Suppose a 2nd grader took the Spring MAP test for math and had a RIT score of 205. For 2nd grade, this would put them in the 87th percentile. For the same RIT score in 3rd grade, it would put them in the 58th percentile. The difference is huge, especially when you consider 87% is the eligibility point for Spectrum. If the 3+ test was administered to 2nd graders, without adjusting the reported percentiles, wow.

NWEA 2011 RIT Scale Norms

MAP skeptic
hschinske said…
It makes sense to use the Intermediate test rather than MAP for Primary Grades for late-second-grade students who are likely to be advanced. It does NOT make sense to use it for students who are struggling for any reason (including not being fluent in English). I have a hard time seeing how they could be dumb enough to score it for the wrong grade, but anything's possible, I suppose.

Helen Schinske
Anonymous said…
The test is for 2-5. The younger test will ask harder questions if the student is getting a lot correct and the 2-5 test will ask easier if they aren't. They overlap.
The younger test is sometimes given to 2nd graders if they need headphones (so the questions are read to them).
I don't think the district made a change. Kimball may have. Our school has always administered the 2-5 to 2nd-5th graders, except as appropriate (for kids who needed the headphones because of reading issues).
-seen it
Anonymous said…
And btw, the test question DO range widely in terms of grade content. That is the point. MAP does not test what your kid knows or has learned in his or her grade only. If your kid does well, it keeps asking harder questions. So a 2nd grader COULD get 4th grade questions. Once the kid maxes out, it stops and drops back down. In theory it is supposed to find that level just below where you should be next.
-Seen it
Anonymous said…
As a MAP proctor, seen it is right. It's a far different test than MAP or EOC.


Anonymous said…
RE: question about primary vs. intermediate MAP test -

I just looked at the strand information for my daughter's scores and the strand titles (what each strand is measuring) are different. All her K-Fall of 2nd grade strands are the same and her W and SP 2nd grade strands in both reading and math have changed. This leads me to believe her school gave the 2nd graders the intermediate test beginning in winter. Don't know for sure.

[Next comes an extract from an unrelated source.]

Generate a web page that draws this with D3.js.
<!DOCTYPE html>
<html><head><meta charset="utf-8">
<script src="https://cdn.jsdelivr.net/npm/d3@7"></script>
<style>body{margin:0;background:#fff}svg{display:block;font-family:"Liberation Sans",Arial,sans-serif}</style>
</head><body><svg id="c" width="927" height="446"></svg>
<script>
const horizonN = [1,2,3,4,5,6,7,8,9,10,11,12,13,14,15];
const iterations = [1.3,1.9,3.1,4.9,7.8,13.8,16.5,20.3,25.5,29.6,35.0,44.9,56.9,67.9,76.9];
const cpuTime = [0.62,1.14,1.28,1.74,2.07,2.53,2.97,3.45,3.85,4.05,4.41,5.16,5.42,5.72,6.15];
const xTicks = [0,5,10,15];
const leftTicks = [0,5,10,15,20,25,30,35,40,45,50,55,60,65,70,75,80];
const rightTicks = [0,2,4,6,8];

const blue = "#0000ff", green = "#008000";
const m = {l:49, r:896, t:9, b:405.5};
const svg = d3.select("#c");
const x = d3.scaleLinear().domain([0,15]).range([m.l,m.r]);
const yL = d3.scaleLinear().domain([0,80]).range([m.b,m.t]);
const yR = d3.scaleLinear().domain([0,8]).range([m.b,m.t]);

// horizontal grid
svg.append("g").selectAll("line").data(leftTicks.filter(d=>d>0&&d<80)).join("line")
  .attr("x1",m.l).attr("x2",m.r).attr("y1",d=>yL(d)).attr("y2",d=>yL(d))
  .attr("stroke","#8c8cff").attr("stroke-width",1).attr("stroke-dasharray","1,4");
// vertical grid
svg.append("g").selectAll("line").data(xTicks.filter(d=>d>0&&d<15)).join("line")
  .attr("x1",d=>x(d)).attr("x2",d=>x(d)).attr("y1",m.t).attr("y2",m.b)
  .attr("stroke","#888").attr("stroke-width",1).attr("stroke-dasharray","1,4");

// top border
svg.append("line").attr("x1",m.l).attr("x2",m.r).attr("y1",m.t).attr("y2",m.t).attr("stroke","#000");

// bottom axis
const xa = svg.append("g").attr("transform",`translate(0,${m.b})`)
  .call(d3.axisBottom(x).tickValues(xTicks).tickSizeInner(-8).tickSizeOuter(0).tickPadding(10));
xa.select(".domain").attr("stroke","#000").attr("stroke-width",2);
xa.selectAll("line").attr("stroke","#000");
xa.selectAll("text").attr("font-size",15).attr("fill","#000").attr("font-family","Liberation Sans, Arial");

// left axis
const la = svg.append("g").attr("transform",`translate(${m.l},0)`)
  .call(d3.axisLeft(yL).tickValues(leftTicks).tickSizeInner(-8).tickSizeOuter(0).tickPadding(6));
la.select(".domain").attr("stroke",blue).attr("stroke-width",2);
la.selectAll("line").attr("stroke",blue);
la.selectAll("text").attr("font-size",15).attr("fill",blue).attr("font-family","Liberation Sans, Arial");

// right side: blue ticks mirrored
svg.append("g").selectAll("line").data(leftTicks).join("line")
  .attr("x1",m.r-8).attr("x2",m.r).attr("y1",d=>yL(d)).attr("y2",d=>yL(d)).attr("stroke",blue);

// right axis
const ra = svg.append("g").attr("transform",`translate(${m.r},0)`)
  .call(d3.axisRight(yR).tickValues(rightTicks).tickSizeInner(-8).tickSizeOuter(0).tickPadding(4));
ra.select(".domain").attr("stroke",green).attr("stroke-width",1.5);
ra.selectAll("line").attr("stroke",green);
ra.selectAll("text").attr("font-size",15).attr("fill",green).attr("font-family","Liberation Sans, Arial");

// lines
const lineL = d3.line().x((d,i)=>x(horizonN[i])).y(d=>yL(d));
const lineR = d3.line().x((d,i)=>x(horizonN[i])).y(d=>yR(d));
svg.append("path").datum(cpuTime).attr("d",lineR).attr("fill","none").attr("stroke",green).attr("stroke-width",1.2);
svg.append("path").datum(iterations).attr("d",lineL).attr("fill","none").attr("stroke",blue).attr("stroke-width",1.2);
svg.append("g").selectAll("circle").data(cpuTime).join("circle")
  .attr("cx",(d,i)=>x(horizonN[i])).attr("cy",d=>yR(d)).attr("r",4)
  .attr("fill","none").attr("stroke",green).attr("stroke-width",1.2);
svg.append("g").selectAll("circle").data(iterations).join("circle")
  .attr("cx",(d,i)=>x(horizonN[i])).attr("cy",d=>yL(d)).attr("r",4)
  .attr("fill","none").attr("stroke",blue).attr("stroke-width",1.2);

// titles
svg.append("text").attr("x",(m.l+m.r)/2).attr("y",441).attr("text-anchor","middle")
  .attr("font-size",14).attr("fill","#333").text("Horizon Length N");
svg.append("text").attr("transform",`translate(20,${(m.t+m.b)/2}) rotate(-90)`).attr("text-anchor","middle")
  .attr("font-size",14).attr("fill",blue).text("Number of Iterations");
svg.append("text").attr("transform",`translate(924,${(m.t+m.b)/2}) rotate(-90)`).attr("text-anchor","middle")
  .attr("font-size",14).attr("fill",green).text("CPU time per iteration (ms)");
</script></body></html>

She went up slightly in reading with the switch (which has shown the steady rise you'd expect), and went up more dramatically with the math, but her scores in math have been more up and down, so less informative.

~JA Mom
Anonymous said…
It could also be just your (and some other) second grader(s). As I said, sometimes some kids are given the primary test if teachers feel they would do better with headphones. It could be that in the fall that test was given to your student and it was determined that the intermediate test was more appropriate by winter. 2nd grade is a year when the student's needs determine the test. K-1 always gets primary, 3-5 always the 2-5 test. 2nd grade is the year that usually gets the 2-5 test but some kids do the headphone test. If there is any question in the teacher's mind they will sometimes ask for the headphone test just to see. You want a kid to have the best testing experience possible.